Seattle does want bike lanes … but not if they take lanes away from cars. This is according to a survey by Survey USA. Only 46 percent of respondents said the city needs more bikes lanes (43 percent say the city has enough). However, if you mention taking out car lanes, people knee jerk and respond like the sky’s falling. From Publicola:
Once the questions start getting in to the issue of bikes vs. cars, people—predictably—were less bike-friendly. In general, a fair number of people support more bike lanes, but when you ask them whether they’d support the kind of changes that would make more bike lanes possible, they’re less generous. Just 28 percent said they’d support replacing car lanes with bike lanes, with 63 percent opposed; and just 38 percent said they’d support replacing parking lanes with bike lanes, with 54 percent opposed.
This, of course, is a reaction without seeing individual facts and studies. Once people read things like the Stone Way study and realize that many four-lane streets can be changed into streets with one lane in each direction and a turn lane without losing vehicle capacity, most of them calm down. I know it doesn’t make sense at first that often you can lose one net vehicle traffic lane and still maintain capacity, but that’s how it works.
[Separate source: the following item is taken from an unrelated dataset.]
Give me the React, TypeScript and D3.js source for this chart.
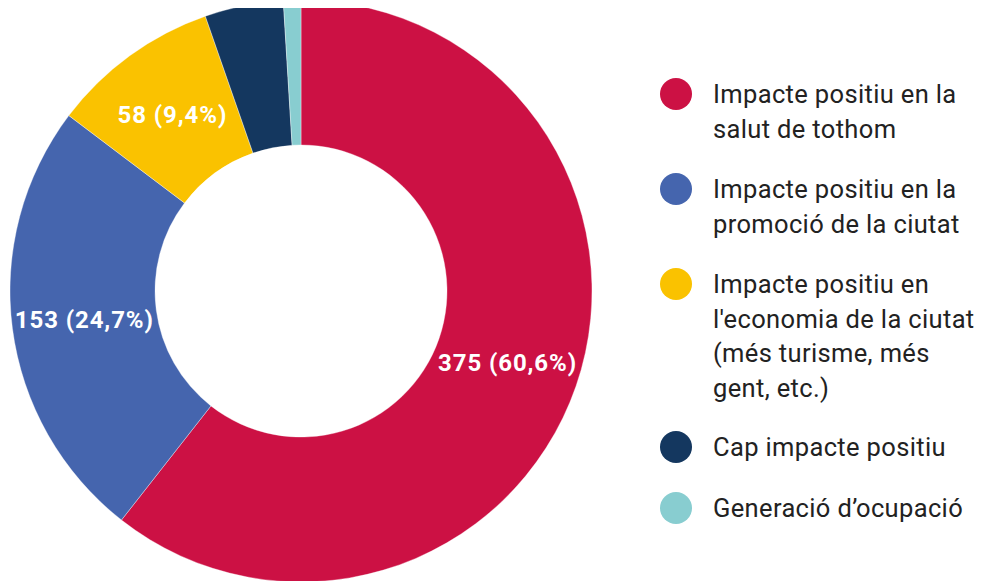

On top of that, the study shows that cars start traveling closer to the speed limit and pedestrian and bicycle safety improves greatly. The number of people who choose to ride a bike also goes up, some of whom may have chosen to ride instead of driving, taking one more car out of the traffic congestion.
With each so-called “road diet” case so far, this seems how things have gone. People hear a vehicle lane will be removed to improve pedestrian and bike (and vehicle!) safety and they freak out. They imagine giant traffic jams and ten minutes added to their commute. But that does not happen. Most logical and understanding people can see the value in making a change that dramatically increases safety for everyone without decreasing vehicle capacity.
We need to ditch the term “road diet” because it is not exactly accurate. People hear diet, and they imagine painful starvation. I like “complete streets,” but it’s a little clumsy to use in a sentence. “SDOT has proposed plans to complete Nickerson…” doesn’t really work.
The idea we need to get across is that the road is currently overbuilt. The city is making the street layout a better fit for the kinds of users who are already using it. Right now, Nickerson’s pants are three sizes too large, so SDOT is going to tailor it so it fits properly.
“Road tailoring!” Could it catch on? Any ideas out there for a better term?
Comments
2 responses to “Survey Says: Without my car lanes I’ll die!”
I like simply “adding separated bike lanes” – the city is “adding separated bike lanes to Nickerson.” Bike users get their own lanes, and cars get bikes out of their lanes. It’s a win-win. Some people are against any and all change, so any change to terminology won’t placate them.
I am still sad that they did nothing to “tailor” MLK when they had the whole thing torn completely up. I really hope they do something to Rainier at some point. South end bicycle infrastructure needs some major work.